De entre as cinco, o ex-libris desta dificuldade foi o resplendor açoriano. Não que isso tenha afectado as negociações com o MNAA, sublinha António Pimentel, mas é certo que a imprensa regional se desdobrou em artigos, textos de opinião, cartas de leitores contra e a favor do empréstimo da mais valiosa peça dos Tesouros do Senhor Santo Cristo – um movimento impulsionado pela Irmandade do Senhor Santo Cristo dos Milagres e a Congregação de Maria Imaculada, sendo o tesouro guardado na última.
O resplendor de 40 centímetros de diâmetro, que só sai do Convento da Esperança três vezes por ano, é “parte integrante de um conjunto de culto, que não se pode sujeitar a critérios e visões estritamente técnicas”, escrevia Joaquim Machado, cronista do Açoriano Oriental contra a viagem da peça. Carlos Faria e Maia, presidente da Irmandade, dizia que a saída era “um peso na nossa fé incalculável”. A madre superiora do convento acrescentava que “o que guarda o tesouro do Senhor Santo Cristo dos Milagres é a fé do povo açoriano” e que por isso levá-lo seria deixá-lo desprotegido. Para Carlos Faria e Maia, que o PÚBLICO tentou contactar sem sucesso, não estavam garantidas as condições de segurança para o transporte da peça, que volta definitivamente ao arquipélago no final de Outubro para uma festa religiosa.

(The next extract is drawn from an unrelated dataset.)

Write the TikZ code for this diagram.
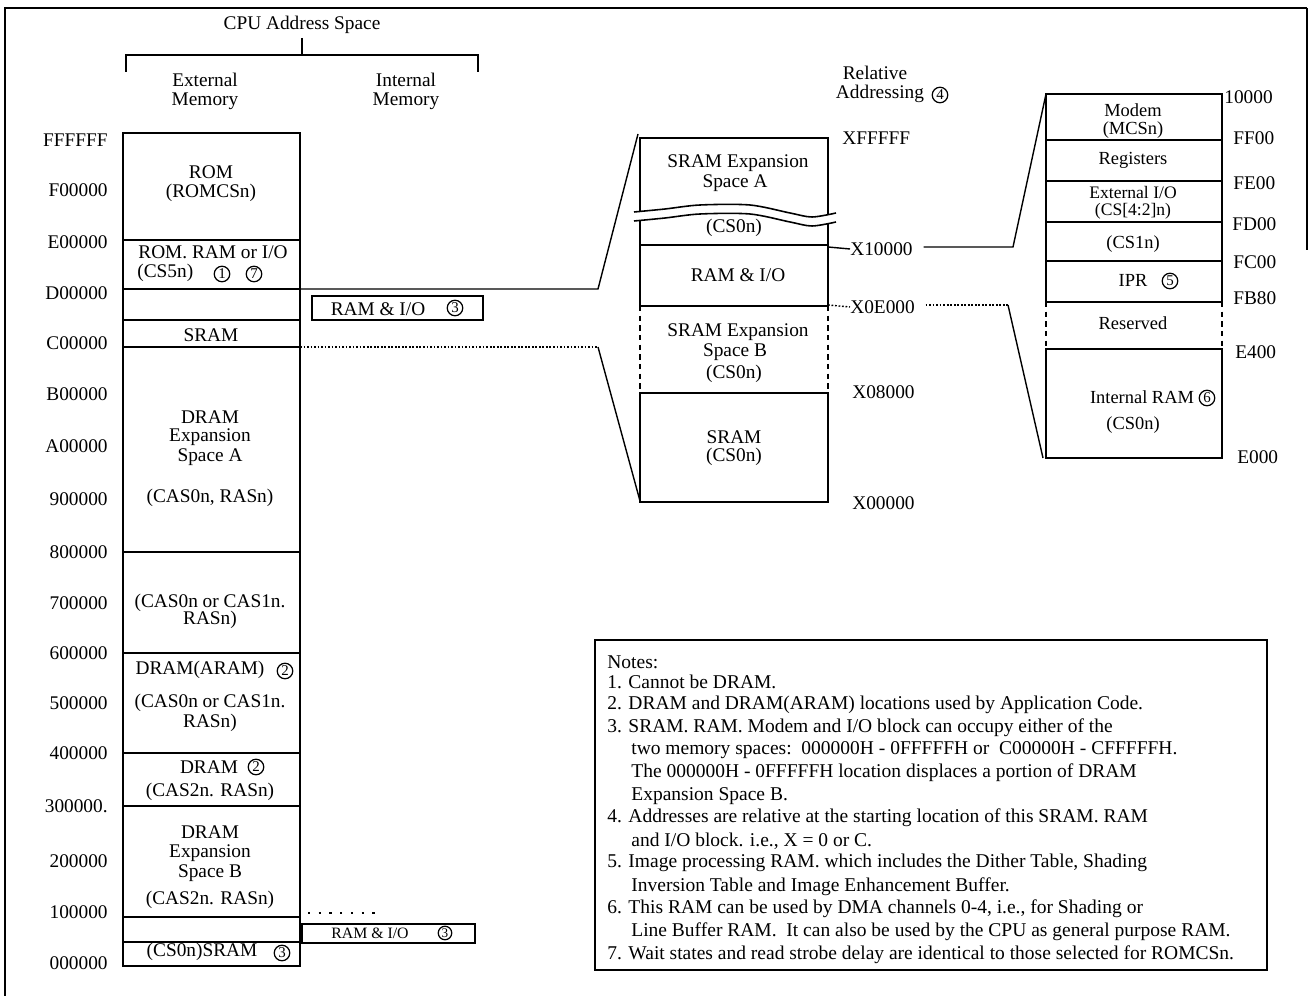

Aí vai ser vista por breves instantes, ao longe pela população, sem que se notem os elementos da eucaristia que tem desenhados ao centro, minuciosamente em pedras perciosas.
À frente do argumento da segurança aparecia sempre a fé e devoção do povo açoriano pelo seu Ecce Homo, mas o museu garante que este aspecto não é descurado: “Sabemos do seu valor material extraordinário, mas também temos uma alta sensibilidade do ponto de vista do seu uso e da sua vocação. Não há peças sem contexto”, diz Pimentel. Foi por isso que José Tolentino Mendonça, padre e poeta, foi convidado a escrever o texto de abertura do catálogo, onde explica que estas peças sumptuosas “sussurram-nos uma prece, colocam-nos uma questão inapagável”: a “interrogação de Deus”.